▶ [PROMPT]: Transcribe the full listing exactly, and drop every picture.

▶ [COLLECTED MATERIAL]:
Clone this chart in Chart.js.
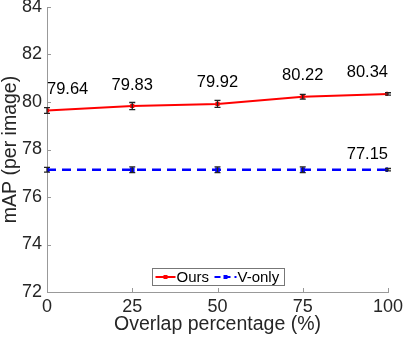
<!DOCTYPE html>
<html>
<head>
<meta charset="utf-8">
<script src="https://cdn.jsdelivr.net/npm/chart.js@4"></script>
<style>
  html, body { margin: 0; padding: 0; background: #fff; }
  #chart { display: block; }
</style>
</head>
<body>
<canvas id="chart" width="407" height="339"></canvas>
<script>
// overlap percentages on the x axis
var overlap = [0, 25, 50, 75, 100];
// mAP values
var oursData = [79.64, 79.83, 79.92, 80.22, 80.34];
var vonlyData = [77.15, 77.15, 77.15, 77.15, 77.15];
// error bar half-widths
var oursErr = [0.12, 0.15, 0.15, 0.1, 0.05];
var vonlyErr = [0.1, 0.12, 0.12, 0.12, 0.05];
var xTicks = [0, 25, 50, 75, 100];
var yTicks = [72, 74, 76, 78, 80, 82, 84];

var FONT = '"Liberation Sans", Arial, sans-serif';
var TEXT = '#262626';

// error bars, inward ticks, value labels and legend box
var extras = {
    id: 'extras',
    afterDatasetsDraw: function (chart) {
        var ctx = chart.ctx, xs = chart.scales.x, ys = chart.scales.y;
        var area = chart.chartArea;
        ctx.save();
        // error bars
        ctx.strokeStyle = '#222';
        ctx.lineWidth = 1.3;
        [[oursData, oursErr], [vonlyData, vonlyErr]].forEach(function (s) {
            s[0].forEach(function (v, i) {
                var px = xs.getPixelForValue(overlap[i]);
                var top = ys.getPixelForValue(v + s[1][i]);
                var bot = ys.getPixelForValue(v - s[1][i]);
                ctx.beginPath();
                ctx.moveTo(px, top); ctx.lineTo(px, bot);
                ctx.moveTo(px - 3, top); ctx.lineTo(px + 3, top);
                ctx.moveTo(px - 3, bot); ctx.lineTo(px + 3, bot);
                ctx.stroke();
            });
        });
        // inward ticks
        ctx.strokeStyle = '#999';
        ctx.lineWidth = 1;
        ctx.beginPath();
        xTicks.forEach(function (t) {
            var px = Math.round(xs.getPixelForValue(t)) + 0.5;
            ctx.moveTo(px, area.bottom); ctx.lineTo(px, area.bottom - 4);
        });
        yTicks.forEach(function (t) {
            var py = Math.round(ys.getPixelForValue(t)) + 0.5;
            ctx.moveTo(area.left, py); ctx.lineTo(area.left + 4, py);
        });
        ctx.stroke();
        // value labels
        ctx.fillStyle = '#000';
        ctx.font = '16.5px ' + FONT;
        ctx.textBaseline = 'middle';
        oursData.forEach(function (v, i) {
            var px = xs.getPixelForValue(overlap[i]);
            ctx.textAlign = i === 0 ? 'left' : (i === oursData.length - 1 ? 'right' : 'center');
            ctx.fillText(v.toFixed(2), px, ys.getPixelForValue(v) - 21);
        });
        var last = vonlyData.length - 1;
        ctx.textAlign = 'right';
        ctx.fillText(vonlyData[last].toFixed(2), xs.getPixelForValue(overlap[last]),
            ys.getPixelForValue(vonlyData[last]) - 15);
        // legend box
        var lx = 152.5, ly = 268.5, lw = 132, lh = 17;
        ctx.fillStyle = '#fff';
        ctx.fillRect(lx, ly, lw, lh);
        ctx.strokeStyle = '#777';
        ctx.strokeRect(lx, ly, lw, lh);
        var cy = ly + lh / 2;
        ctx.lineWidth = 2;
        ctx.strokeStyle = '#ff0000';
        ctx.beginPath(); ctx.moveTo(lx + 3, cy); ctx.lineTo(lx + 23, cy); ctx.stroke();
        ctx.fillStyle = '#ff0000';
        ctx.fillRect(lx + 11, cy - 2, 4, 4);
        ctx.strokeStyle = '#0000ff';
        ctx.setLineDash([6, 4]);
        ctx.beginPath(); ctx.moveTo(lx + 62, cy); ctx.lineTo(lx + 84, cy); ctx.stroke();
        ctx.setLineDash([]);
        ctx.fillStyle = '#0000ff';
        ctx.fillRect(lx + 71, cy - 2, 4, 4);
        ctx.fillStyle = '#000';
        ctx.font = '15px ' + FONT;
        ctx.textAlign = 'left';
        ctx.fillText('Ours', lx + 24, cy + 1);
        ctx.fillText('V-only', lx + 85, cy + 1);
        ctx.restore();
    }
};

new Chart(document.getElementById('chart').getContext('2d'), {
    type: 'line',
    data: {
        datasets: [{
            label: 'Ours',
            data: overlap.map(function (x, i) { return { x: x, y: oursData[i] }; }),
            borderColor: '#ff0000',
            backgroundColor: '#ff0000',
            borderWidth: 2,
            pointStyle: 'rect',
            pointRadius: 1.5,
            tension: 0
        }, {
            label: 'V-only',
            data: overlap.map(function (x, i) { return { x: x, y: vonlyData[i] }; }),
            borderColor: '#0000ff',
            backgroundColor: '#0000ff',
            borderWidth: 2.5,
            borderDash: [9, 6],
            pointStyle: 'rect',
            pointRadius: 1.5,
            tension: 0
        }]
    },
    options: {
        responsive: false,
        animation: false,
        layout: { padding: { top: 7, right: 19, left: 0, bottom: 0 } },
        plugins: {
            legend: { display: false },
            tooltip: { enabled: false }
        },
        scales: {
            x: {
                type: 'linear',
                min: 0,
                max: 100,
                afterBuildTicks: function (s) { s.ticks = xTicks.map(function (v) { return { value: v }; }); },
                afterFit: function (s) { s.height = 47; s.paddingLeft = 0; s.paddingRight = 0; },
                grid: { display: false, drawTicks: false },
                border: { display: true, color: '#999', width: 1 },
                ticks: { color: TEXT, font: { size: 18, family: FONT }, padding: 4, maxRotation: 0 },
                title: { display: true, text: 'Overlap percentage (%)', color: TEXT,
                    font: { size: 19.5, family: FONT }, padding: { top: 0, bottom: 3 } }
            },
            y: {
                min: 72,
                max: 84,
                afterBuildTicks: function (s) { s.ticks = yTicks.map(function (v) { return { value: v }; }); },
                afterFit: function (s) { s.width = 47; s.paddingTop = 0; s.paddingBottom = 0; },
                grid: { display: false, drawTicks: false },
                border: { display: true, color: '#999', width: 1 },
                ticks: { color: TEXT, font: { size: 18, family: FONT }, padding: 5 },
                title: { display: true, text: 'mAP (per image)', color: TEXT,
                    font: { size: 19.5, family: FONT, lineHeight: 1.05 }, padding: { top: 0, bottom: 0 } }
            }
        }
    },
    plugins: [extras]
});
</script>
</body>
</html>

▶ [ANSWER TO THE EXERCISE]:
Clone this chart in Chart.js.
<!DOCTYPE html>
<html>
<head>
<meta charset="utf-8">
<script src="https://cdn.jsdelivr.net/npm/chart.js@4"></script>
<style>
  html, body { margin: 0; padding: 0; background: #fff; }
  #chart { display: block; }
</style>
</head>
<body>
<canvas id="chart" width="407" height="339"></canvas>
<script>
// overlap percentages on the x axis
var overlap = [0, 25, 50, 75, 100];
// mAP values
var oursData = [79.64, 79.83, 79.92, 80.22, 80.34];
var vonlyData = [77.15, 77.15, 77.15, 77.15, 77.15];
// error bar half-widths
var oursErr = [0.12, 0.15, 0.15, 0.1, 0.05];
var vonlyErr = [0.1, 0.12, 0.12, 0.12, 0.05];
var xTicks = [0, 25, 50, 75, 100];
var yTicks = [72, 74, 76, 78, 80, 82, 84];

var FONT = '"Liberation Sans", Arial, sans-serif';
var TEXT = '#262626';

// error bars, inward ticks, value labels and legend box
var extras = {
    id: 'extras',
    afterDatasetsDraw: function (chart) {
        var ctx = chart.ctx, xs = chart.scales.x, ys = chart.scales.y;
        var area = chart.chartArea;
        ctx.save();
        // error bars
        ctx.strokeStyle = '#222';
        ctx.lineWidth = 1.3;
        [[oursData, oursErr], [vonlyData, vonlyErr]].forEach(function (s) {
            s[0].forEach(function (v, i) {
                var px = xs.getPixelForValue(overlap[i]);
                var top = ys.getPixelForValue(v + s[1][i]);
                var bot = ys.getPixelForValue(v - s[1][i]);
                ctx.beginPath();
                ctx.moveTo(px, top); ctx.lineTo(px, bot);
                ctx.moveTo(px - 3, top); ctx.lineTo(px + 3, top);
                ctx.moveTo(px - 3, bot); ctx.lineTo(px + 3, bot);
                ctx.stroke();
            });
        });
        // inward ticks
        ctx.strokeStyle = '#999';
        ctx.lineWidth = 1;
        ctx.beginPath();
        xTicks.forEach(function (t) {
            var px = Math.round(xs.getPixelForValue(t)) + 0.5;
            ctx.moveTo(px, area.bottom); ctx.lineTo(px, area.bottom - 4);
        });
        yTicks.forEach(function (t) {
            var py = Math.round(ys.getPixelForValue(t)) + 0.5;
            ctx.moveTo(area.left, py); ctx.lineTo(area.left + 4, py);
        });
        ctx.stroke();
        // value labels
        ctx.fillStyle = '#000';
        ctx.font = '16.5px ' + FONT;
        ctx.textBaseline = 'middle';
        oursData.forEach(function (v, i) {
            var px = xs.getPixelForValue(overlap[i]);
            ctx.textAlign = i === 0 ? 'left' : (i === oursData.length - 1 ? 'right' : 'center');
            ctx.fillText(v.toFixed(2), px, ys.getPixelForValue(v) - 21);
        });
        var last = vonlyData.length - 1;
        ctx.textAlign = 'right';
        ctx.fillText(vonlyData[last].toFixed(2), xs.getPixelForValue(overlap[last]),
            ys.getPixelForValue(vonlyData[last]) - 15);
        // legend box
        var lx = 152.5, ly = 268.5, lw = 132, lh = 17;
        ctx.fillStyle = '#fff';
        ctx.fillRect(lx, ly, lw, lh);
        ctx.strokeStyle = '#777';
        ctx.strokeRect(lx, ly, lw, lh);
        var cy = ly + lh / 2;
        ctx.lineWidth = 2;
        ctx.strokeStyle = '#ff0000';
        ctx.beginPath(); ctx.moveTo(lx + 3, cy); ctx.lineTo(lx + 23, cy); ctx.stroke();
        ctx.fillStyle = '#ff0000';
        ctx.fillRect(lx + 11, cy - 2, 4, 4);
        ctx.strokeStyle = '#0000ff';
        ctx.setLineDash([6, 4]);
        ctx.beginPath(); ctx.moveTo(lx + 62, cy); ctx.lineTo(lx + 84, cy); ctx.stroke();
        ctx.setLineDash([]);
        ctx.fillStyle = '#0000ff';
        ctx.fillRect(lx + 71, cy - 2, 4, 4);
        ctx.fillStyle = '#000';
        ctx.font = '15px ' + FONT;
        ctx.textAlign = 'left';
        ctx.fillText('Ours', lx + 24, cy + 1);
        ctx.fillText('V-only', lx + 85, cy + 1);
        ctx.restore();
    }
};

new Chart(document.getElementById('chart').getContext('2d'), {
    type: 'line',
    data: {
        datasets: [{
            label: 'Ours',
            data: overlap.map(function (x, i) { return { x: x, y: oursData[i] }; }),
            borderColor: '#ff0000',
            backgroundColor: '#ff0000',
            borderWidth: 2,
            pointStyle: 'rect',
            pointRadius: 1.5,
            tension: 0
        }, {
            label: 'V-only',
            data: overlap.map(function (x, i) { return { x: x, y: vonlyData[i] }; }),
            borderColor: '#0000ff',
            backgroundColor: '#0000ff',
            borderWidth: 2.5,
            borderDash: [9, 6],
            pointStyle: 'rect',
            pointRadius: 1.5,
            tension: 0
        }]
    },
    options: {
        responsive: false,
        animation: false,
        layout: { padding: { top: 7, right: 19, left: 0, bottom: 0 } },
        plugins: {
            legend: { display: false },
            tooltip: { enabled: false }
        },
        scales: {
            x: {
                type: 'linear',
                min: 0,
                max: 100,
                afterBuildTicks: function (s) { s.ticks = xTicks.map(function (v) { return { value: v }; }); },
                afterFit: function (s) { s.height = 47; s.paddingLeft = 0; s.paddingRight = 0; },
                grid: { display: false, drawTicks: false },
                border: { display: true, color: '#999', width: 1 },
                ticks: { color: TEXT, font: { size: 18, family: FONT }, padding: 4, maxRotation: 0 },
                title: { display: true, text: 'Overlap percentage (%)', color: TEXT,
                    font: { size: 19.5, family: FONT }, padding: { top: 0, bottom: 3 } }
            },
            y: {
                min: 72,
                max: 84,
                afterBuildTicks: function (s) { s.ticks = yTicks.map(function (v) { return { value: v }; }); },
                afterFit: function (s) { s.width = 47; s.paddingTop = 0; s.paddingBottom = 0; },
                grid: { display: false, drawTicks: false },
                border: { display: true, color: '#999', width: 1 },
                ticks: { color: TEXT, font: { size: 18, family: FONT }, padding: 5 },
                title: { display: true, text: 'mAP (per image)', color: TEXT,
                    font: { size: 19.5, family: FONT, lineHeight: 1.05 }, padding: { top: 0, bottom: 0 } }
            }
        }
    },
    plugins: [extras]
});
</script>
</body>
</html>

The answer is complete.